CONCORD, N. H.: PRINTED BY THE REPUBLICAN PRESS ASSOCIATION. 1885.
Poets have sung of the “babbling brooks” and the “mountain springs” with their “silver cascades.” Painters have sketched
“the placid stream,
Reflecting back the mirrored beam,”
in many a sequestered nook, where the beauty of the scene gave to the soul its grandest appreciation of nature’s handiwork; but the poet’s song and the painter’s canvas are too often the false airs and the tinsel drapery of Momus—fun and folly. But poets and painters live in a realm uncongenial to the startling facts of modern chemistry. Virgil would undoubtedly have been as ready to have believed that H₂O represented a glass of milk, as that it was the equivalent of pure water; while, if Raphael had been told that the pool of Bethesda was abundant with “albuminoid ammonia,” he might innocently have believed it to be “something good to eat.”

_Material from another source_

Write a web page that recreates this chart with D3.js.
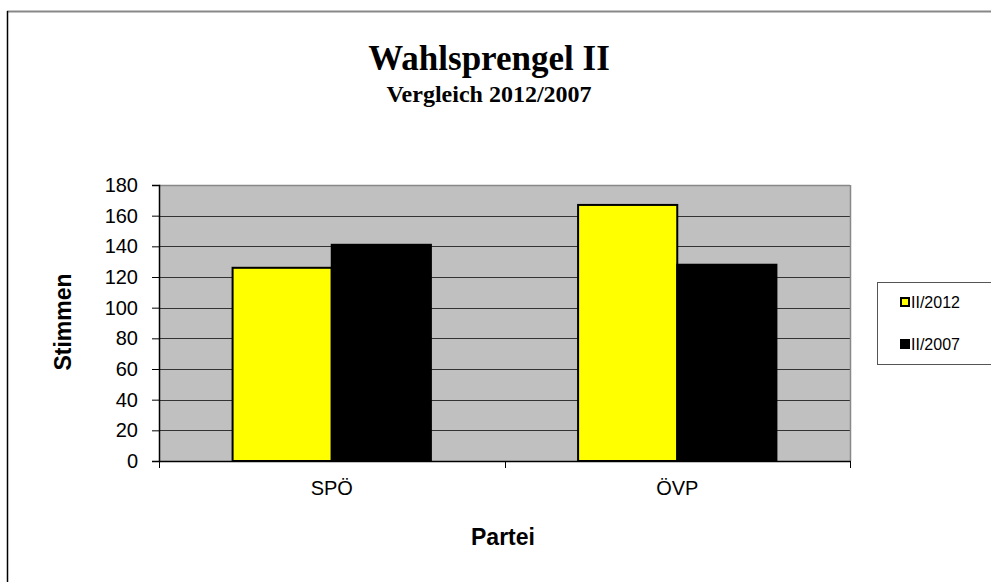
<!DOCTYPE html>
<html>
<head>
<meta charset="utf-8">
<script src="https://cdn.jsdelivr.net/npm/d3@7"></script>
<style>
  body { margin: 0; background: #fff; }
  svg { display: block; }
</style>
</head>
<body>
<svg id="chart" width="991" height="582"></svg>
<script>
// Chart data
const categories = ["SPÖ", "ÖVP"];
const seriesNames = ["II/2012", "II/2007"];
const values2012 = [126, 167];
const values2007 = [141, 128];
const yTicks = [0, 20, 40, 60, 80, 100, 120, 140, 160, 180];

const colors = ["#ffff00", "#000000"];
const sans = "Arial, 'Liberation Sans', sans-serif";
const serif = "'Liberation Serif', 'Times New Roman', serif";

const svg = d3.select("#chart");

// outer chart frame
svg.append("line").attr("x1", 7).attr("x2", 991).attr("y1", 11.5).attr("y2", 11.5)
    .attr("stroke", "#888").attr("stroke-width", 2);
svg.append("line").attr("x1", 7.5).attr("x2", 7.5).attr("y1", 11).attr("y2", 582)
    .attr("stroke", "#000").attr("stroke-width", 1.5);

// plot area
const plot = { left: 159, right: 850, top: 185, bottom: 461 };

const x0 = d3.scaleBand()
    .domain(categories)
    .range([plot.left, plot.right])
    .paddingInner(0.426)
    .paddingOuter(0.213);

const x1 = d3.scaleBand()
    .domain(seriesNames)
    .range([0, x0.bandwidth()]);

const y = d3.scaleLinear()
    .domain([0, 180])
    .range([plot.bottom, plot.top]);

const g = svg.append("g");

g.append("rect")
    .attr("x", plot.left).attr("y", plot.top)
    .attr("width", plot.right - plot.left).attr("height", plot.bottom - plot.top)
    .attr("fill", "#c0c0c0");

// gridlines
g.selectAll(".grid")
    .data(yTicks.filter(d => d > 0 && d < 180))
    .enter().append("line")
    .attr("x1", plot.left).attr("x2", plot.right)
    .attr("y1", d => Math.round(y(d)) + 0.5).attr("y2", d => Math.round(y(d)) + 0.5)
    .attr("stroke", "#333").attr("stroke-width", 1);

// top & right border of plot
g.append("line").attr("x1", plot.left).attr("x2", plot.right)
    .attr("y1", plot.top + 0.5).attr("y2", plot.top + 0.5)
    .attr("stroke", "#888").attr("stroke-width", 1.5);
g.append("line").attr("x1", plot.right + 0.5).attr("x2", plot.right + 0.5)
    .attr("y1", plot.top).attr("y2", plot.bottom)
    .attr("stroke", "#888").attr("stroke-width", 1.5);

// bars
const rows = categories.map((c, i) => ({
    cat: c,
    vals: [values2012[i], values2007[i]]
}));

const groups = g.selectAll(".grp")
    .data(rows)
    .enter().append("g")
    .attr("transform", d => `translate(${x0(d.cat)},0)`);

groups.selectAll("rect")
    .data(d => d.vals.map((v, j) => ({ name: seriesNames[j], value: v, j: j })))
    .enter().append("rect")
    .attr("x", d => x1(d.name))
    .attr("y", d => y(d.value))
    .attr("width", x1.bandwidth())
    .attr("height", d => y(0) - y(d.value))
    .attr("fill", d => colors[d.j])
    .attr("stroke", "#000")
    .attr("stroke-width", 2);

// y axis
const yAxis = g.append("g")
    .attr("transform", `translate(${plot.left},0)`)
    .call(d3.axisLeft(y).tickValues(yTicks).tickSize(7).tickPadding(14));
yAxis.select(".domain").attr("stroke", "#000").attr("stroke-width", 1.5);
yAxis.selectAll("text")
    .attr("font-family", sans)
    .attr("font-size", 20).attr("fill", "#000");

// x axis
const xAxis = g.append("g")
    .attr("transform", `translate(0,${plot.bottom})`)
    .call(d3.axisBottom(x0).tickSize(0).tickPadding(20));
xAxis.select(".domain").attr("stroke", "#000").attr("stroke-width", 1.5);
xAxis.selectAll("text")
    .attr("font-family", sans)
    .attr("font-size", 20).attr("fill", "#000");
// category separator ticks
g.selectAll(".xtick")
    .data([plot.left, (plot.left + plot.right) / 2, plot.right])
    .enter().append("line")
    .attr("x1", d => Math.round(d) + 0.5).attr("x2", d => Math.round(d) + 0.5)
    .attr("y1", plot.bottom).attr("y2", plot.bottom + 7)
    .attr("stroke", "#000");

// titles
svg.append("text")
    .attr("x", 489).attr("y", 70)
    .attr("text-anchor", "middle")
    .attr("font-family", serif)
    .attr("font-weight", "bold").attr("font-size", 35)
    .text("Wahlsprengel II");
svg.append("text")
    .attr("x", 489).attr("y", 102)
    .attr("text-anchor", "middle")
    .attr("font-family", serif)
    .attr("font-weight", "bold").attr("font-size", 24)
    .text("Vergleich 2012/2007");

svg.append("text")
    .attr("x", 503).attr("y", 545)
    .attr("text-anchor", "middle")
    .attr("font-family", sans)
    .attr("font-weight", "bold").attr("font-size", 23)
    .text("Partei");

svg.append("text")
    .attr("transform", "translate(71,322) rotate(-90)")
    .attr("text-anchor", "middle")
    .attr("font-family", sans)
    .attr("font-weight", "bold").attr("font-size", 23)
    .text("Stimmen");

// legend
const legend = svg.append("g");
legend.append("rect")
    .attr("x", 877.5).attr("y", 282.5).attr("width", 120).attr("height", 82)
    .attr("fill", "#fff").attr("stroke", "#555").attr("stroke-width", 1);

const items = legend.selectAll(".item")
    .data(seriesNames)
    .enter().append("g")
    .attr("transform", (d, i) => `translate(901,${302 + i * 42})`);
items.append("rect")
    .attr("x", 0).attr("y", -4).attr("width", 8).attr("height", 8)
    .attr("fill", (d, i) => colors[i])
    .attr("stroke", "#000").attr("stroke-width", 2);
items.append("text")
    .attr("x", 10).attr("y", 0).attr("dy", "0.36em")
    .attr("font-family", sans)
    .attr("font-size", 16)
    .text(d => d);
</script>
</body>
</html>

Tradition and popular education have taken wings in a tangent direction from many of the fundamental principles of a natural existence, and, while freighting the popular mind with its bulky chaff, sparsely grained, they seldom recognize the revelations of science. The plot of some well drawn novel, or the fascinating performances of its hero, rest unforgotten in the embrace of memory,—are sought after, cherished, and remembered in all and by all ages. Science as yet is but little courted, much less wedded to the popular taste, and the stubbornness of facts is in direct ratio to the inflexibility of the public mind. Science, however, is not always of one hue. It is full of attractions and alluring fascinations. It needs only to be clothed in well cut and fashionable garments, and properly and politely introduced, to receive universal recognition and popular applause. This is especially true of the science of sanitation, because it is more closely allied to the vital interests of every community and every family than all others, and, through the simplicity of its primary principles, can be realized and understood by all.